Story by Jaime Lin Weinstein
“I think it’s every actor’s dream to be able to really change themselves, whether it’s physically or emotionally; just break down who you are and then play someone completely different,” Vanessa Hudgens says during a recent interview at the Four Seasons Atlanta. Donning leather pants and a beaded top with long, flowing brunette locks, she looks to be the epitome of a Hollywood starlet — a far cry from the appearance audiences will see on-screen in her new movie, Gimme Shelter, in which she got to fulfill that dream. After gaining 15 pounds and chopping off her hair for the film, Hudgens does indeed look like a different person, but her transformation is more than merely physical. Inspired by a true story and the work of Kathy DiFiore (played by Ann Dowd), the founder of New Jersey-based Several Sources Shelters that provide refuge for teenage mothers, Gimme Shelter stars Hudgens as Agnes “Apple” Bailey, a pregnant teen who flees her abusive mother (Rosario Dawson) and her absent Wall Street father (Brendan Fraser), then meets a kindhearted stranger (James Earl Jones) who ultimately leads her to the shelter, and her salvation. Hudgens spent over two weeks in one of the Several Sources shelters to prepare for the film, and lived side by side with some of the girls on whom her character was based. “It just completely had me submerged into this world,” Hudgens explains. “Of course I put on weight before I went to the shelter which really set the tone I think, because I felt different in my own body … But I think it was honestly just their energy that I really valued. Just having them around. Seeing what they were into. Seeing what got them excited. Their values … And once I could wrap my head around that and make them my own it really allowed me to be in the same headspace as them.”

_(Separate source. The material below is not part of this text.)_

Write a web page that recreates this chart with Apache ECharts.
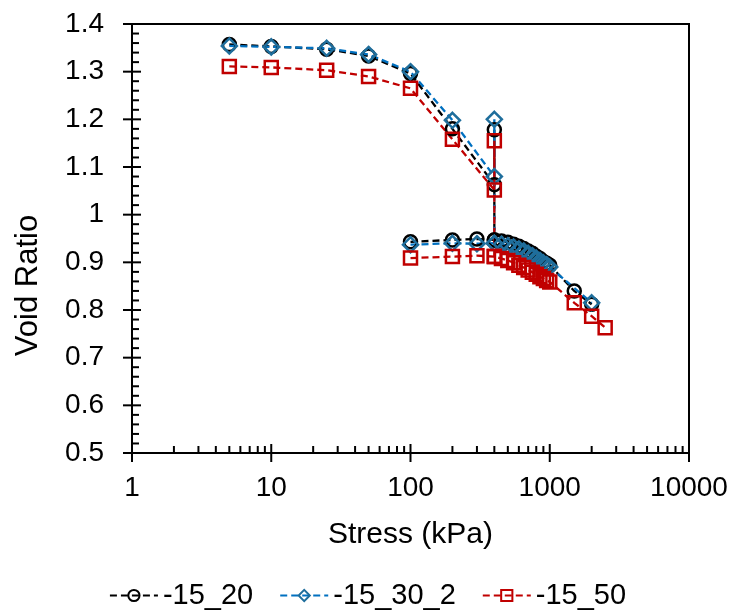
<!DOCTYPE html>
<html>
<head>
<meta charset="utf-8">
<script src="https://cdn.jsdelivr.net/npm/echarts@6/dist/echarts.min.js"></script>
<style>html,body{margin:0;padding:0;background:#fff}#c{width:735px;height:610px}</style>
</head>
<body>
<div id="c"></div>
<script>
// ---- data ----
const seriesNames = ['-15_20', '-15_30_2', '-15_50'];

const s1Stress = [5, 10, 25, 50, 100, 200, 400, 400, 400, 450, 500, 550, 600, 650, 700, 750, 800, 850, 900, 950, 1000, 1500, 2000];
const s1Void   = [1.357, 1.353, 1.347, 1.333, 1.296, 1.180, 1.063, 1.178, 0.947, 0.945, 0.942, 0.938, 0.934, 0.929, 0.924, 0.919, 0.913, 0.908, 0.902, 0.898, 0.894, 0.840, 0.812];
const s1bStress = [100, 200, 300, 400];
const s1bVoid   = [0.943, 0.947, 0.949, 0.947];

const s2Stress = [5, 10, 25, 50, 100, 200, 400, 400, 400, 450, 500, 550, 600, 650, 700, 750, 800, 850, 900, 950, 1000, 2000];
const s2Void   = [1.354, 1.352, 1.349, 1.336, 1.300, 1.198, 1.080, 1.200, 0.940, 0.938, 0.935, 0.932, 0.928, 0.924, 0.919, 0.914, 0.909, 0.904, 0.899, 0.895, 0.890, 0.815];
const s2bStress = [100, 200, 300, 400];
const s2bVoid   = [0.937, 0.940, 0.939, 0.940];

const s3Stress = [5, 10, 25, 50, 100, 200, 400, 400, 400, 450, 500, 550, 600, 650, 700, 750, 800, 850, 900, 950, 1000, 1500, 2000, 2500];
const s3Void   = [1.311, 1.309, 1.303, 1.290, 1.265, 1.158, 1.052, 1.155, 0.912, 0.908, 0.904, 0.899, 0.894, 0.889, 0.884, 0.879, 0.875, 0.870, 0.866, 0.862, 0.859, 0.815, 0.787, 0.763];
const s3bStress = [100, 200, 300, 400];
const s3bVoid   = [0.909, 0.912, 0.914, 0.912];

// tick values
const xMajorTicks = [1, 10, 100, 1000, 10000];
const xMinorTicks = [2, 3, 4, 5, 6, 7, 8, 9, 20, 30, 40, 50, 60, 70, 80, 90, 200, 300, 400, 500, 600, 700, 800, 900, 2000, 3000, 4000, 5000, 6000, 7000, 8000, 9000];
const yMajorTicks = [0.5, 0.6, 0.7, 0.8, 0.9, 1.0, 1.1, 1.2, 1.3, 1.4];
const yMinorTicks = [0.52, 0.54, 0.56, 0.58, 0.62, 0.64, 0.66, 0.68, 0.72, 0.74, 0.76, 0.78, 0.82, 0.84, 0.86, 0.88, 0.92, 0.94, 0.96, 0.98, 1.02, 1.04, 1.06, 1.08, 1.12, 1.14, 1.16, 1.18, 1.22, 1.24, 1.26, 1.28, 1.32, 1.34, 1.36, 1.38];

const X_MIN = 1, X_MAX = 10000, Y_MIN = 0.5, Y_MAX = 1.4;
const FONT = '"Liberation Sans", Arial, sans-serif';

function pairs(xs, ys) { return xs.map((x, i) => [x, ys[i]]); }

const styles = [
  { color: '#000000', border: '#000000', symbol: 'circle', size: 13 },
  { color: '#0070C0', border: '#1F6E9C', symbol: 'diamond', size: 15 },
  { color: '#C00000', border: '#C00000', symbol: 'rect', size: 13 }
];

function lineSeries(name, data, st, inLegend) {
  return {
    name: inLegend ? name : name + ' ',
    type: 'line',
    data: data,
    symbol: st.symbol,
    symbolSize: st.size,
    showAllSymbol: true,
    lineStyle: { color: st.color, width: 2.3, type: [7, 4] },
    itemStyle: { color: 'rgba(0,0,0,0)', borderColor: st.border, borderWidth: 2.5 },
    emphasis: { disabled: true },
    animation: false,
    z: 3
  };
}

function tickSeries(values, axis, len, cross) {
  return {
    type: 'custom',
    silent: true,
    clip: false,
    animation: false,
    z: 5,
    data: values.map(v => axis === 'x' ? [v, Y_MIN] : [X_MIN, v]),
    renderItem: function (params, api) {
      const p = api.coord([api.value(0), api.value(1)]);
      let shape;
      if (axis === 'x') {
        shape = { x1: p[0], y1: p[1] + (cross ? len : 0), x2: p[0], y2: p[1] - len };
      } else {
        shape = { x1: p[0] - (cross ? len : 0), y1: p[1], x2: p[0] + len, y2: p[1] };
      }
      return { type: 'line', shape: shape, style: { stroke: '#000', lineWidth: 2 } };
    }
  };
}

const chart = echarts.init(document.getElementById('c'), null, { renderer: 'canvas' });
chart.setOption({
  backgroundColor: '#ffffff',
  animation: false,
  grid: { left: 132, right: 46, top: 24, bottom: 157, show: true, borderColor: '#000', borderWidth: 2, backgroundColor: 'transparent' },
  xAxis: {
    type: 'log', logBase: 10, min: X_MIN, max: X_MAX,
    name: 'Stress (kPa)', nameLocation: 'middle', nameGap: 67,
    nameTextStyle: { fontFamily: FONT, fontSize: 30, color: '#000' },
    axisLine: { lineStyle: { color: '#000', width: 2 } },
    axisTick: { show: false },
    minorTick: { show: false },
    splitLine: { show: false },
    axisLabel: { fontFamily: FONT, fontSize: 28, color: '#000', margin: 21, formatter: v => String(v) }
  },
  yAxis: {
    type: 'value', min: Y_MIN, max: Y_MAX, interval: 0.1,
    name: 'Void Ratio', nameLocation: 'middle', nameGap: 88,
    nameTextStyle: { fontFamily: FONT, fontSize: 31, color: '#000', padding: [0, 94, 0, 0] },
    axisLine: { lineStyle: { color: '#000', width: 2 } },
    axisTick: { show: false },
    splitLine: { show: false },
    axisLabel: { fontFamily: FONT, fontSize: 28, color: '#000', margin: 28 }
  },
  legend: {
    data: seriesNames,
    top: 576, left: 'center',
    itemWidth: 48, itemHeight: 14, itemGap: 26,
    textStyle: { fontFamily: FONT, fontSize: 29, color: '#000' }
  },
  series: [
    lineSeries(seriesNames[0], pairs(s1Stress, s1Void), styles[0], true),
    lineSeries(seriesNames[0], pairs(s1bStress, s1bVoid), styles[0], false),
    lineSeries(seriesNames[1], pairs(s2Stress, s2Void), styles[1], true),
    lineSeries(seriesNames[1], pairs(s2bStress, s2bVoid), styles[1], false),
    lineSeries(seriesNames[2], pairs(s3Stress, s3Void), styles[2], true),
    lineSeries(seriesNames[2], pairs(s3bStress, s3bVoid), styles[2], false),
    tickSeries(xMajorTicks, 'x', 9, true),
    tickSeries(xMinorTicks, 'x', 7, false),
    tickSeries(yMajorTicks, 'y', 9, true),
    tickSeries(yMinorTicks, 'y', 7, false)
  ]
});
</script>
</body>
</html>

Hudgens is perhaps most well known as Gabriella Montez in Disney’s High School Musical franchise. Granted it’s been nearly 10 years since she first walked the halls of East High as the shy, pretty transfer student who captured the basketball team captain’s heart, and her current film choices, she says, are not made to merely distance herself from that persona (though this film certainly gave her the opportunity to do so). It was Gimme Shelter’s writer, director and producer Ron Krauss who was able to see past the potential pigeonhole into which so many young Disney actresses fall: “I thought well perhaps someone who was so uninhibited, like this girl can sing and dance … and she’s not afraid to get up and go and perform. She’s a performer … There was something inside of her that she knew she could play this role. She just knew it. And she just needed the chance.” (The girls from the shelter had a hand in Hudgens getting cast as Apple, too. Krauss not only gave the residents copies of the script to gain their feedback, but also showed them screen tests of a handful of possible Apples and they all agreed that Hudgens should play the part.)
Hudgens’ performance proves not only her commitment to the role, but to sharing the story of the young women from DiFiore’s shelters and the overarching message of the film. “It’s sad how life can be so tough on people sometimes. And how alone we can be at times,” she says. “But I think it also shows that we’re not. As long as we have a conscience choice to make a change in our lives we can get there … And when you have faith and when you have trust in yourself you can change your future. And it’s really beautiful.”
Gimme Shelter is out in theatres tomorrow, Friday, January 24.